The Indian government had demonetized bank notes on two prior occasions—once in 1946 and then in 1978—and in both cases, the goal was to combat tax evasion by black money held outside the formal economic system.

Demonetization followed a series of earlier efforts to curb such illicit activities, including the creation of the Special Investigative Team (SIT) in the 2014 budget; the Black Money and Imposition of Tax Act 2015; Benami Transactions Act 2016; the information exchange agreement with Switzerland; changes in the tax treaties with Mauritius, Cyprus and Singapore; and the Income Disclosure Scheme. Demonetisation was aimed at signalling a regime change, emphasizing the government’s determination to penalize illicit activities and the associated wealth. In effect, the tax on all illicit activities, as well as legal activities that were not disclosed to the tax authorities, was sought to be permanently and punitively increased.

India’s economy is relatively cash-dependent. India’s level is somewhat higher than other countries in its income group and as measured by transparency international higher the amount of cash in circulation, the greater the amount of corruption. Amount of black money calculated using ‘soiled notes’ (notes returned to Central Bank because they are too damaged) has been found to be substantial, as it represents about 2 percent of GDP. The Watal Committee has recently estimated that cash accounts for about 78 percent of all consumer payments.

The amount of unreturned high denomination notes is not the proper measure of the amount of black money that has been “taxed” away from holders of illicit wealth. In addition, one needs to add the taxes collected on money declared under disclosure scheme (Pradhan Mantri Garib Kalyan Yojana, PMGKY), as well as the “taxes” paid to intermediaries who laundered money.
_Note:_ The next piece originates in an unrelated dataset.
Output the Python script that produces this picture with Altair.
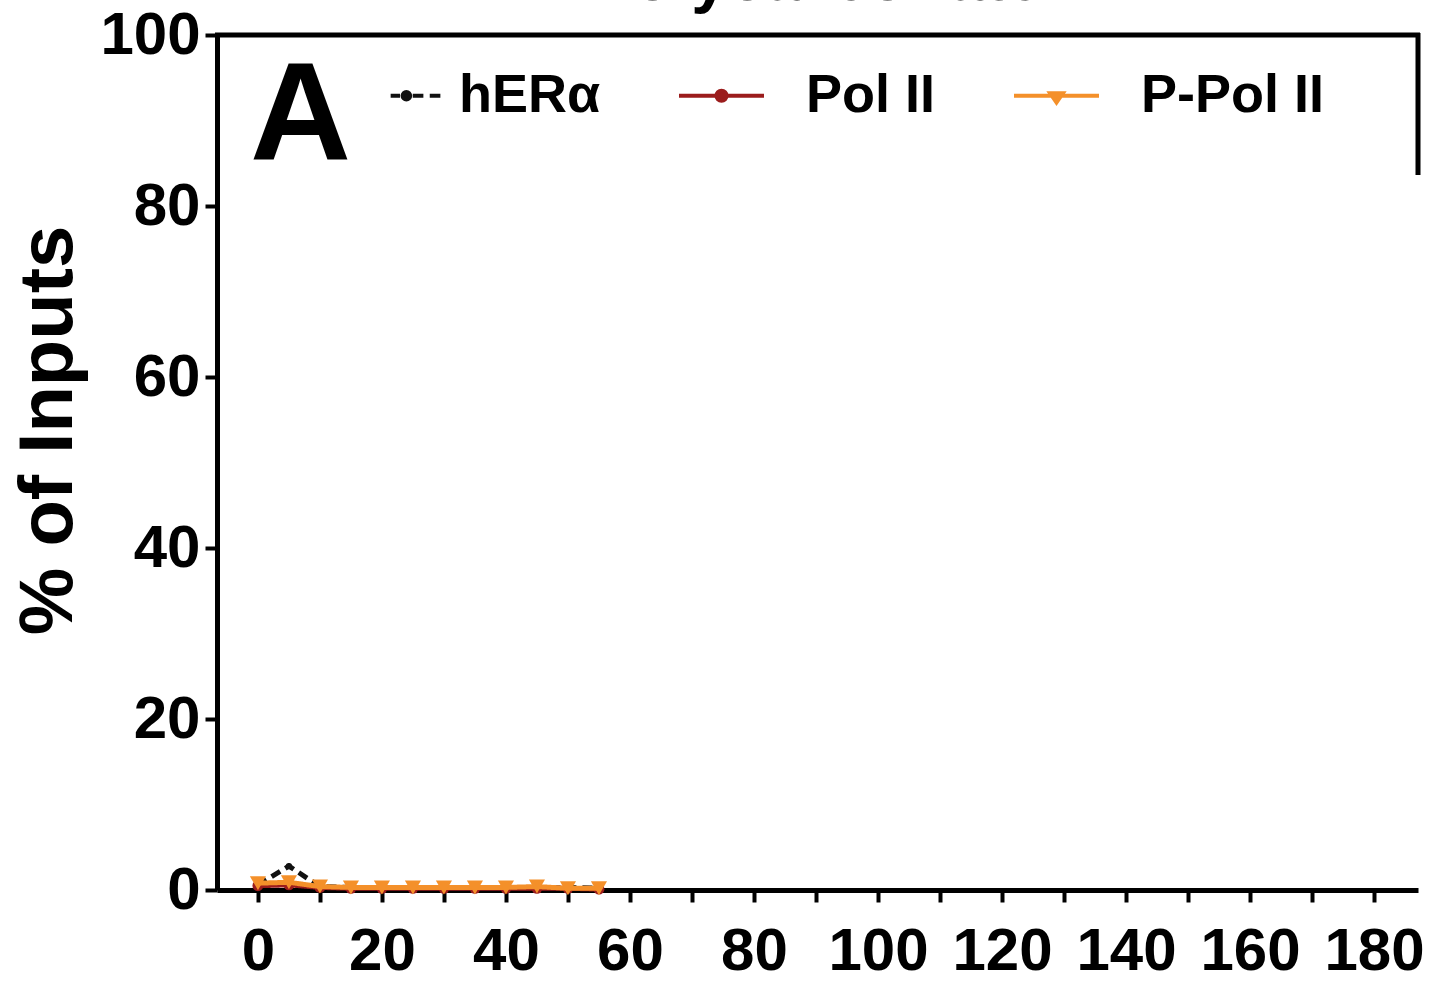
import altair as alt
import pandas as pd

# ---- data ----
x_vals = [0, 5, 10, 15, 20, 25, 30, 35, 40, 45, 50, 55]
her_a = [0.6, 2.8, 0.4, 0.3, 0.3, 0.2, 0.3, 0.2, 0.3, 0.2, 0.3, 0.2]
pol_ii = [0.5, 0.6, 0.3, 0.2, 0.2, 0.2, 0.2, 0.2, 0.2, 0.2, 0.2, 0.1]
p_pol_ii = [0.8, 0.9, 0.4, 0.3, 0.3, 0.3, 0.3, 0.3, 0.3, 0.4, 0.2, 0.2]

series_names = ["hERα", "Pol II", "P-Pol II"]
series_colors = ["#111111", "#9b1c1c", "#f4902a"]
x_ticks = list(range(0, 190, 10))
y_ticks = [0, 20, 40, 60, 80, 100]
panel_letter = "A"
panel_title = "Polycarbonate"
y_title = "% of Inputs"

FONT = "Liberation Sans"
W, H = 1201, 855

rows = []
for name, vals in zip(series_names, [her_a, pol_ii, p_pol_ii]):
    for xv, yv in zip(x_vals, vals):
        rows.append({"series": name, "x": xv, "y": yv})
df = pd.DataFrame(rows)

x_axis = alt.Axis(values=x_ticks, labelExpr="datum.value % 20 == 0 ? datum.label : ''",
                  tickSize=12, tickWidth=4, domainWidth=5, domainColor="black", tickColor="black",
                  labelFontSize=60, labelFont=FONT, labelFontWeight="bold", labelColor="black",
                  labelPadding=20, labelOverlap=False, labelFlush=False, grid=False, title=None)
y_axis = alt.Axis(values=y_ticks, tickSize=12, tickWidth=4, domainWidth=5, domainColor="black",
                  tickColor="black", labelFontSize=60, labelFont=FONT, labelFontWeight="bold",
                  labelColor="black", labelPadding=5, labelOverlap=False, labelFlush=False,
                  grid=False, title=y_title, titleFontSize=76, titleFont=FONT,
                  titleFontWeight="bold", titleColor="black", titlePadding=12, titleY=395)

X = alt.X("x:Q", scale=alt.Scale(domain=[-6.6, 187.1], nice=False, zero=False), axis=x_axis)
Y = alt.Y("y:Q", scale=alt.Scale(domain=[0, 100], nice=False), axis=y_axis)

styles = {
    "hERα": dict(dash=[10, 6], shape="circle", size=40),
    "Pol II": dict(dash=[1, 0], shape="circle", size=120),
    "P-Pol II": dict(dash=[1, 0], shape="triangle-down", size=260),
}

layers = []
for name, col in zip(series_names, series_colors):
    st = styles[name]
    base = alt.Chart(df).transform_filter(alt.datum.series == name)
    layers.append(base.mark_line(color=col, strokeWidth=5, strokeDash=st["dash"]).encode(x=X, y=Y))
    layers.append(base.mark_point(color=col, filled=True, opacity=1, shape=st["shape"],
                                  size=st["size"]).encode(x=X, y=Y))

# legend-only layer (no drawn marks)
legend_paths = [
    "M0.38,0H0.6M0.9,0H1.15M1.3,0H1.55M0.66,0a0.09,0.09 0 1,0 0.18,0a0.09,0.09 0 1,0 -0.18,0",
    "M-1,0H1M-0.12,0a0.12,0.12 0 1,0 0.24,0a0.12,0.12 0 1,0 -0.24,0",
    "M-1,0H1M-0.15,-0.06L0.15,-0.06L0,0.16Z",
]
leg = alt.Legend(orient="none", legendX=113, legendY=16, direction="horizontal", columns=3,
                 title=None, symbolSize=7225, symbolStrokeWidth=4, symbolOpacity=1,
                 labelFontSize=54, labelFont=FONT, labelFontWeight="bold", labelColor="black",
                 labelOffset=40, columnPadding=70, labelLimit=0, padding=0)
legend_df = pd.DataFrame({"series": series_names})
legend_layer = alt.Chart(legend_df).mark_point(filled=True, opacity=1, strokeWidth=4).encode(
    fill=alt.Fill("series:N", scale=alt.Scale(domain=series_names, range=series_colors), legend=leg),
    stroke=alt.Stroke("series:N", scale=alt.Scale(domain=series_names, range=series_colors), legend=leg),
    shape=alt.Shape("series:N", scale=alt.Scale(domain=series_names, range=legend_paths), legend=leg),
).transform_filter("false")

# frame lines (top and the short right edge)
frame_df = pd.DataFrame({"k": [0]})
top_line = alt.Chart(frame_df).mark_rule(color="black", strokeWidth=5).encode(
    x=alt.value(-2), x2=alt.value(W + 2), y=alt.value(0))
right_line = alt.Chart(frame_df).mark_rule(color="black", strokeWidth=5).encode(
    x=alt.value(W), y=alt.value(-2), y2=alt.value(140))

letter = alt.Chart(pd.DataFrame({"t": [panel_letter]})).mark_text(
    font=FONT, fontWeight="bold", fontSize=140, align="left", baseline="alphabetic", color="black"
).encode(text="t:N", x=alt.value(33), y=alt.value(125))

title_txt = alt.Chart(pd.DataFrame({"t": [panel_title]})).mark_text(
    font=FONT, fontWeight="bold", fontSize=66, align="center", baseline="alphabetic", color="black"
).encode(text="t:N", x=alt.value(599), y=alt.value(-35))

chart = alt.layer(top_line, right_line, *layers, legend_layer, letter, title_txt).properties(
    width=W, height=H,
    autosize=alt.AutoSizeParams(type="none"),
    padding={"left": 217, "top": 35, "right": 15, "bottom": 99},
    background="white",
).configure_view(stroke=None)

chart.save("out.html", embed_options={"renderer": "svg", "actions": False})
Pradhan Mantri Garib Kalyan Yojana, 2016 (PMGKY) is an amnesty scheme launched by the PM Narendra Modi led Government in December 2016 in the lines of the Income declaration scheme, 2016 (IDS). The scheme provides an opportunity to declare unaccounted wealth and black money in a confidential manner and avoid prosecution after paying a fine of 50% on the undisclosed income. An additional 25% of the undisclosed income is invested in the scheme which can be refunded after four years, without any interest. Valid from December 16, 2016 to March 31, 2017, the scheme can only be availed to declare income in the form of cash or bank deposits in Indian bank accounts and not in the form of jewellery, stock, immovable property, or deposits in overseas accounts. Not declaring undisclosed income under the PMGKY will attract a fine of 77.25% if the income is shown in tax returns. In case the income is not shown in tax returns, it will attract a further 10% penalty followed by prosecution.

Steps to facilitate and incentivize the move to a digital economy:
• Launch of the BHIM (Bharat Interface For Money) app for smartphones and BHIM USSD 2.0 for phone users.
• Launch of Aadhaar Merchant Pay, aimed at the 350 million who do not have phones.
• Reductions in fees (Merchant Discount Rate) paid on digital transactions and transactions that use the UPI.
• Encouraging the adoption of point of sale (POS) devices though tariff reductions.